Put another way, the Saboteur is really just an automated response from our brain, which has the good intention of trying to protect our safety, but it does so by attempting to stop us from trying anything new.

But if we carry on doing what we’ve always done, we will (probably) get the results we’ve always got.

So if we want a new result, we NEED to try something new!

The key is awareness. Recognise the Saboteur for what it is. Thank it for trying to protect you, but reassure it that we live in an era where serious physical threats are few and far between.

And move on.

Follow your passion. Follow your dreams. Don’t let anything (least of all that pesky Saboteur) stand in your way!


I’d love to get your comments. Has the Saboteur ever stopped you? Have you managed to conquer the Saboteur? How?


[Image: looks harmless enough, doesn’t he? But could really mess with your dreams! Image source: onekind.org]


  • So true: “But if we carry on doing what we’ve always done, we will (probably) get the results we’ve always got. So if we want a new result, we NEED to try something new!”

    I’m at this very juncture with two projects now, pondering a course correction for both, accepting the realities and road blocks encountered, navigating around unforeseen obstacles. But as a wise mentor once said: “Just keep going. Just keep rowing.” Thanks, Roz!

    • I still go forward with idea/project but every so often I doubt my ability, so I stop, just as it is to be completed. Currently I mfg the product but now have doubts about selling it

      • I know it’s really hard, Ken, when you’re putting something out there and want other people to love it as much as you do. It makes us feel very vulnerable. I was super-excited about getting my books published, but it’s still really nerve-wracking! But there’s only one way to find out if people want what you’re offering, and that is to offer it to them. Maybe it would help if you focus on how your product could change people’s lives for the better – and who are you to deprive them of this massive benefit?! 🙂

  • One of my favorite inspirational quotes is “Those that say it cannot be done shouldn’t stand in the way of those that are doing it.” – So don’t stand in your own way!

    It’s easy to stay in a self-created safe haven and not take risk, but then what are your gains and accomplishments? You’ll never know that you cannot do something until you try. And like Roz says, if that doesn’t work, try something new – and keep trying.

    Look at the photo of the monkey (above). Even the monkey is trying a different approach – he is eating the banana upside down (it is actually easier to open a banana that way…)

    Thanks Roz for your wise words and for making us take a moment to think about our potential.

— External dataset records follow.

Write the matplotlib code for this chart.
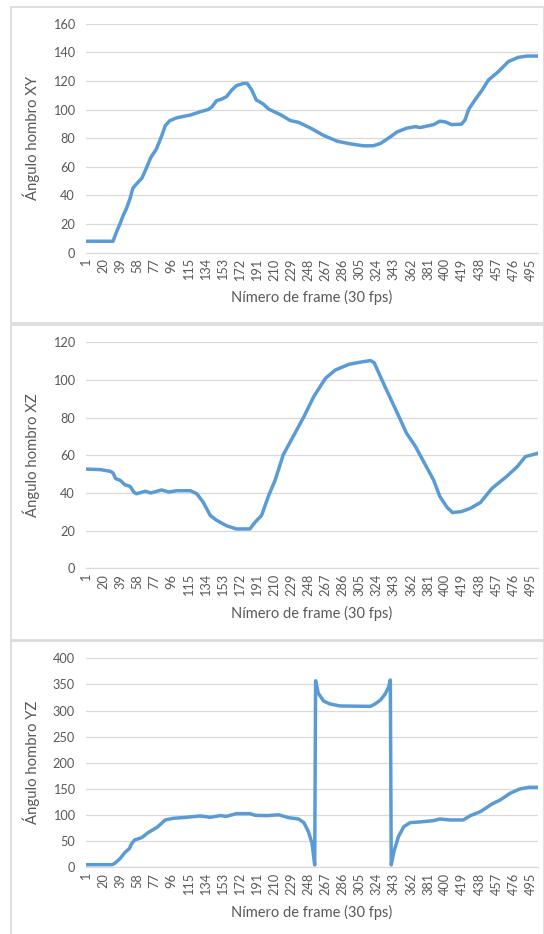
import matplotlib.pyplot as plt
from matplotlib.patches import Rectangle

# Shoulder angle per frame
frames_xy = [1, 31, 35, 39, 42, 46, 50, 53, 57, 63, 68, 73, 79, 85, 89, 94, 102, 117, 128,
             137, 141, 146, 152, 157, 163, 168, 176, 180, 185, 190, 198, 204, 217, 228, 237,
             250, 265, 280, 294, 309, 320, 328, 339, 346, 357, 367, 372, 387, 394, 400,
             407, 418, 422, 426, 433, 441, 448, 459, 470, 481, 491, 503]
angle_xy = [8, 8, 14.7, 20.5, 25.6, 31, 38, 45, 48, 52, 59, 66.6, 72.2, 81.5, 88.7, 92.2,
            94.3, 96.2, 98.5, 100.1, 102, 106.2, 107.4, 109, 113.7, 116.7, 118.3, 118.3,
            113.8, 106.8, 103.8, 100.3, 96.4, 92.3, 91.1, 87.2, 81.9, 77.9, 76.1, 74.7, 74.7,
            76.3, 80.9, 84.2, 87, 88.1, 87.4, 89.5, 91.9, 91.4, 89.5, 89.8, 92.8, 100.2,
            106.7, 113.7, 120.7, 126.5, 133.5, 136.5, 137.4, 137.4]

frames_xz = [1, 17, 28, 31, 34, 39, 44, 50, 54, 57, 67, 73, 85, 93, 102, 117, 124, 131,
             139, 146, 157, 168, 183, 189, 196, 204, 211, 220, 231, 243, 254, 267, 278, 293,
             305, 317, 321, 333, 346, 357, 367, 376, 387, 394, 402, 408, 418, 428, 439,
             452, 468, 480, 489, 503]
angle_xz = [52.7, 52.4, 51.5, 50.6, 47.6, 46.7, 44.4, 43.5, 40.5, 39.6, 40.9, 40, 41.6,
            40.5, 41.2, 41.2, 39.6, 35.2, 28.1, 25.5, 22.6, 20.9, 20.9, 24.6, 28.1, 38.8,
            46.7, 60.2, 69.9, 80.5, 91.2, 100.9, 105.3, 108.3, 109.4, 110.3, 109.2, 96.5,
            83.2, 71.7, 64.6, 56.6, 46.9, 38.1, 32.4, 29.6, 30.1, 31.9, 34.9, 42.5, 48.7,
            54, 59.3, 61.1]

frames_yz = [1, 30, 33, 39, 44, 49, 52, 55, 63, 70, 80, 89, 98, 113, 128, 139, 150, 157,
             168, 183, 189, 202, 215, 226, 237, 243, 248, 252, 255, 256, 259, 265, 272, 283,
             317, 322, 328, 333, 337, 339, 340, 343, 348, 354, 361, 372, 387, 394, 405,
             420, 428, 439, 452, 461, 472, 483, 493, 503]
angle_yz = [5, 5, 7.7, 17, 28, 35.7, 46, 52.3, 56.8, 66.4, 76.6, 90.6, 93.8, 95.7, 98.3,
            95.7, 98.9, 97.6, 102.7, 102.7, 99.5, 98.9, 100.5, 95, 92.5, 85.5, 68.3, 46,
            4.5, 357, 333, 318, 312.6, 308.8, 308, 312.6, 320, 331, 344.5, 358.6, 4.5, 30,
            58.7, 77.8, 85.5, 86.8, 89.3, 92.5, 90.6, 90.6, 98.9, 106.5, 121.2, 128.9,
            141.6, 150, 153.1, 153.1]

panels = [
    (frames_xy, angle_xy, "Ángulo hombro XY", 160, 20),
    (frames_xz, angle_xz, "Ángulo hombro XZ", 120, 20),
    (frames_yz, angle_yz, "Ángulo hombro YZ", 400, 50),
]
tick_frames = list(range(1, 504, 19))

W, H = 544, 934
axes_px = [(86, 23.7, 538, 252.7), (86, 342.3, 538, 568.3), (86, 658.3, 538, 867.3)]
boxes_px = [(10.5, 7, 544, 323), (10.5, 325, 544, 640), (10.5, 641, 544, 940)]
xlabel_y = [297.5, 613.5, 912]

LINE = '#5B9BD5'
GRID = '#D9D9D9'
TXT = '#595959'
plt.rcParams['font.family'] = ['Lato', 'DejaVu Sans']

fig = plt.figure(figsize=(W / 100, H / 100), dpi=100)
fig.patch.set_facecolor('white')

for (x0, y0, x1, y1) in boxes_px:
    fig.patches.append(Rectangle((x0 / W, 1 - y1 / H), (x1 - x0) / W, (y1 - y0) / H,
                                 transform=fig.transFigure, fill=False,
                                 edgecolor=GRID, linewidth=1.2))

for (fr, ang, ylab, ymax, ystep), (l, t, r, b), xly in zip(panels, axes_px, xlabel_y):
    ax = fig.add_axes([l / W, 1 - b / H, (r - l) / W, (b - t) / H])
    ax.plot(fr, ang, color=LINE, linewidth=2.5, solid_joinstyle='round')
    ax.set_xlim(1, 503)
    ax.set_ylim(0, ymax)
    ax.set_yticks(range(0, ymax + 1, ystep))
    ax.set_xticks(tick_frames)
    ax.set_xticklabels([str(f) for f in tick_frames], rotation=90)
    ax.tick_params(axis='both', length=0, labelsize=9.2, labelcolor=TXT)
    ax.tick_params(axis='y', pad=8)
    ax.tick_params(axis='x', pad=4)
    ax.grid(axis='y', color=GRID, linewidth=0.9)
    ax.set_axisbelow(True)
    for s in ['top', 'right', 'left']:
        ax.spines[s].set_visible(False)
    ax.spines['bottom'].set_color(GRID)
    ax.spines['bottom'].set_linewidth(0.9)
    ax.set_ylabel(ylab, fontsize=10.7, color=TXT)
    ax.yaxis.set_label_coords(-(l - 40) / (r - l), 0.5)
    fig.text((l + r) / 2 / W, 1 - xly / H, "Nímero de frame (30 fps)", fontsize=10.5,
             color=TXT, ha='center', va='center')

fig.savefig('out.png', dpi=100)
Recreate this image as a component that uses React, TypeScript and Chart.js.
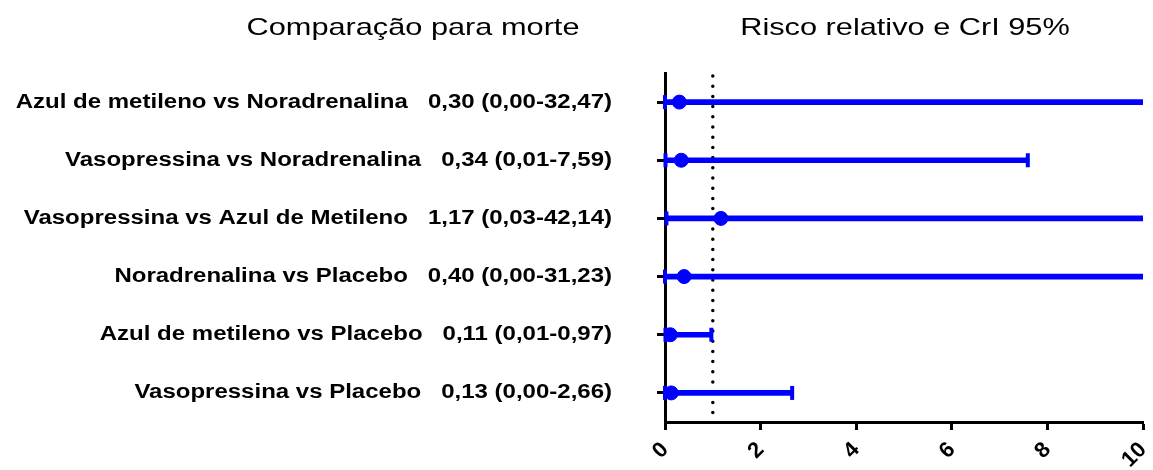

    • I love that quote! And yes, I know what you mean. I spent a lot of time on the Atlantic wondering, “Can I do this?” Eventually I realised the only way to find out was to keep on doing it and see what happened!

  • I am battling the saboteur on a daily basis, trying to launch a new business and get a book out into the world. My first step is to try to acknowledge the saboteur and thank her for sharing. Then I think of all the big accomplishments in the world – like rowing an ocean – and remind myself that on any given day a massive shift could change everything, just as long as I show up.

  • Today, my dreams usually revolve around doing something physical (hiking or running) that people 67 years old don’t normally do. A brief story along those lines:

    Last summer while nearing the summit of Mt. Langley, 14,200’ in the Eastern Sierra Nevada’s, my son and I passed resting groups of hikers, shortly they repaid the favor, then we passed them again and on it went, leapfrogging our way to the top. One of the groups consisted of three young men and during one of our encounters a memorable conversation took place. One of the young men approached me and innocently asked, “Do you mind if I ask how old you are?” To which I good naturedly responded, “I don’t mind at all, I’m 66.” In response, the young man shrugged his shoulders and proclaimed, “You’re 66, I’m 30, and we’re climbing this mountain shoulder to shoulder. That’s outrageous!”

    No matter the goal, we all need to be more “outrageous.”